Khán Jahán, after his treaty with Nizámu-l Mulk, and the surrender of the territory of the Bálághát, was joined at Bur­hánpúr by most of the jágírdárs and nobles. Sipahdár Khán, in Ahmadnagar, rejected all the commands of Khán Jahán and the demands of Nizámu-l Mulk's officers, and vowed that he would not give up the fortress without a royal order, even if it should cost him his head. * * Khán Jahán was joined by Daryá Rohilla and by others at Burhánábád. * * Then he proceeded to Mándú, and took possession of several parts of Málwá, after which he returned to Burhánpúr. * *

Sháh Jahán sent a farmán to Yamínu-d daula Ásaf Khán, to the effect that it would be well if Dáwar Bakhsh the son, and (Shahriyár) the useless brother,* of Khusrú, and the sons of Prince Dániyál, were all sent out of the world. * * On the 2nd Jumáda-l awwal, 1037 A.H., agreeing with 10th Bahman, in the twenty-second year of the reign of Jahángír, by general consent Sháh Jahán was proclaimed at Lahore, and the khutba was read in his name. Dáwar Bakhsh, whom the supporters of Sháh Jahán had deemed it advisable to set up in order to prevent disturbances, was now cast into prison. On the 26th Jumáda-l awwal, Dáwar,* his brother Garshásp, Shah-riyár, and Tahmúras and Hoshang, sons of the deceased Prince Dániyál, were all put to death.

On reaching the boundaries of the Ráná, Sháh Jahán was waited upon by Ráná Karan at Kokanda, who, as well as his father Ráná Amar Singh, had shown great loyalty. He offered his tribute, and received great gifts and honours.
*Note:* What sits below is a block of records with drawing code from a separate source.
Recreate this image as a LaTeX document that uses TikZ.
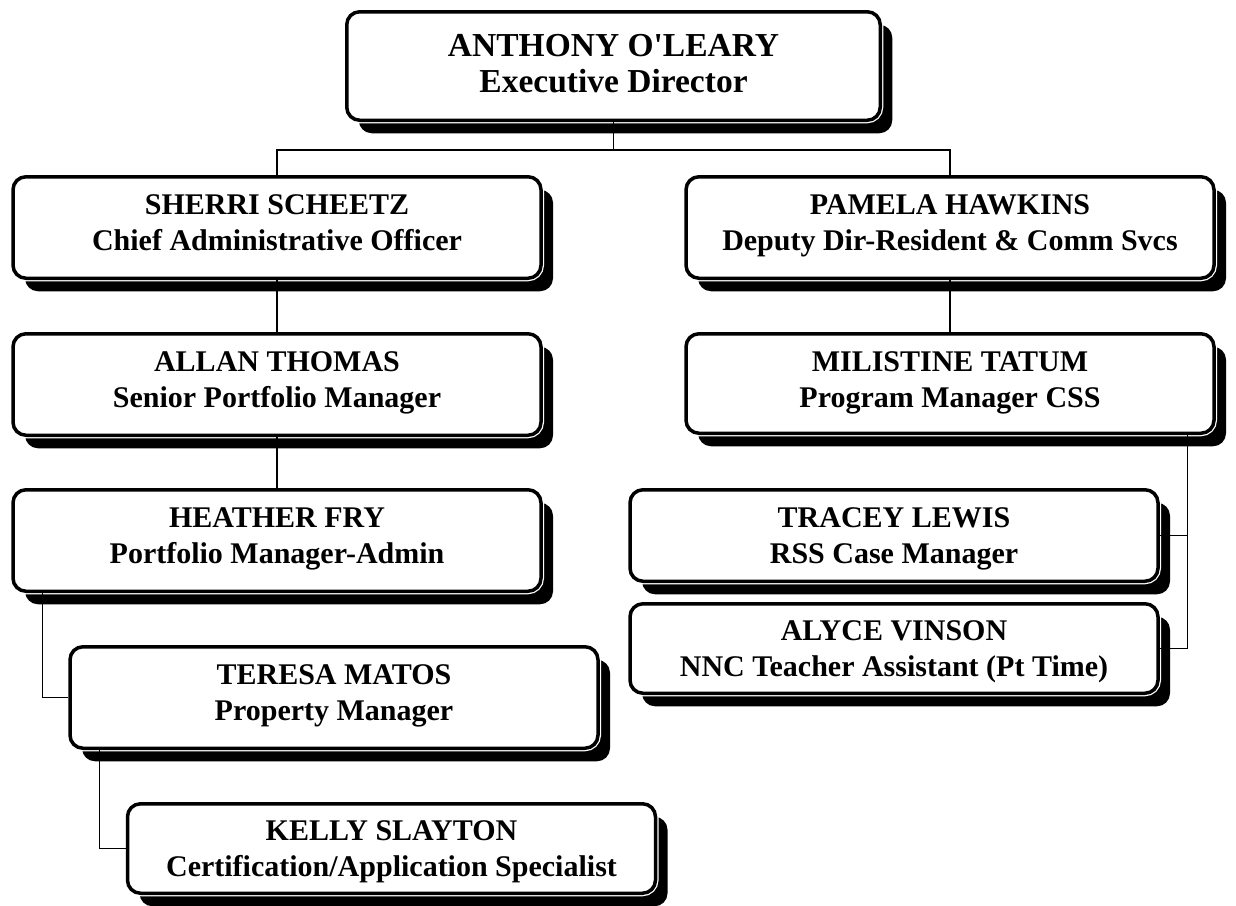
\documentclass[tikz,border=0pt]{standalone}
\usepackage{fontspec}
\setmainfont{Liberation Serif}
\usetikzlibrary{shadows,calc}

\begin{document}
\begin{tikzpicture}[x=1pt, y=-1pt,
    box/.style ={
        draw=black,
        line width=3.5pt,
        fill=white,
        rounded corners=13pt,
        align=center,
        inner sep=0pt,
        minimum width=528pt,
        text height=57pt,
        font=\bfseries\fontsize{30}{36}\selectfont,
        drop shadow={shadow xshift=12pt, shadow yshift=-13pt, fill=black, opacity=1},
        preaction={draw=white, line width=6pt}
    },
    link/.style ={
        line width=1.4pt
    }
    ]
    \useasboundingbox (0,0) rectangle (1236,905);

    \node[box, minimum width=533.5pt, minimum height=108.5pt, text height=58pt, text depth=6pt,
          font=\bfseries\fontsize{33.5}{36}\selectfont] (top) at (613.5,66)
          {ANTHONY O\textquotesingle LEARY\\Executive Director};

    \foreach \id/ \pos/ \hgt/ \dep/ \txt in {
        {sherri/(277,227.5)/101.5/12/{SHERRI SCHEETZ\\Chief Administrative Officer}},
        {pamela/(950,227.5)/101.5/12/{PAMELA HAWKINS\\Deputy Dir-Resident \& Comm Svcs}},
        {allan/(277,384.5)/101.5/12/{ALLAN THOMAS\\Senior Portfolio Manager}},
        {milist/(950,383.5)/99.5/10/{MILISTINE TATUM\\Program Manager CSS}},
        {heather/(277,540.5)/101.5/12/{HEATHER FRY\\Portfolio Manager-Admin}},
        {tracey/(894,535.5)/91.5/2/{TRACEY LEWIS\\RSS Case Manager}},
        {alyce/(894,648.5)/89.5/1/{ALYCE VINSON\\NNC Teacher Assistant (Pt Time)}},
        {teresa/(334,697.5)/101.5/12/{TERESA MATOS\\Property Manager}},
        {kelly/(391.5,848.5)/89.5/1/{KELLY SLAYTON\\Certification/Application Specialist}}}
        \node[box, minimum height=\hgt pt, text depth=\dep pt] (\id) at \pos {\txt};

    % reporting lines
    \coordinate (bus) at (613.5,150);
    \draw[link] (top.south) -- (bus) -| (sherri.north);
    \draw[link] (bus) -| (pamela.north);
    \draw[link] (sherri) -- (allan);
    \draw[link] (allan) -- (heather);
    \draw[link] (pamela) -- (milist);
    \draw[link] ([xshift=31pt]heather.south west) |- (teresa.west);
    \draw[link] ([xshift=31pt]teresa.south west) |- (kelly.west);
    \draw[link] ([xshift=-28pt]milist.south east) |- (tracey.east);
    \draw[link] ([xshift=-28pt]milist.south east) |- (alyce.east);
\end{tikzpicture}
\end{document}
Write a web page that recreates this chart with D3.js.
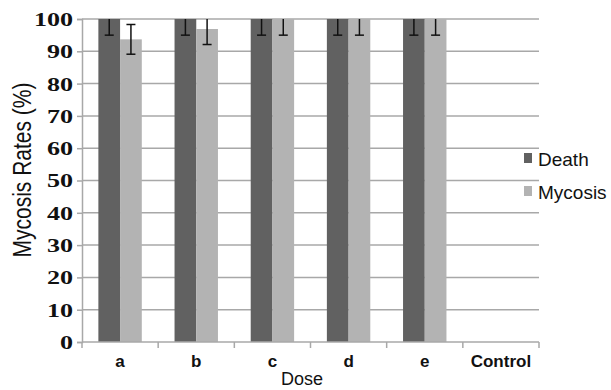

The new Emperor now celebrated his thirty-eighth birthday (solar reckon­ing). On the 19th Jumáda-l awwal he reached Ajmír, and, according to the practice of his great ancestor, paid a visit on foot to the tombs of the saints. * * Mabábat Khán, commander-in-chief, solicited and obtained Ajmír in jágír. On the 26th Jumáda-l awwal, Sháh Jahán reached Ágra, and encamped out­side in the gardens. Next day he entered the city, and was universally recognized as King.]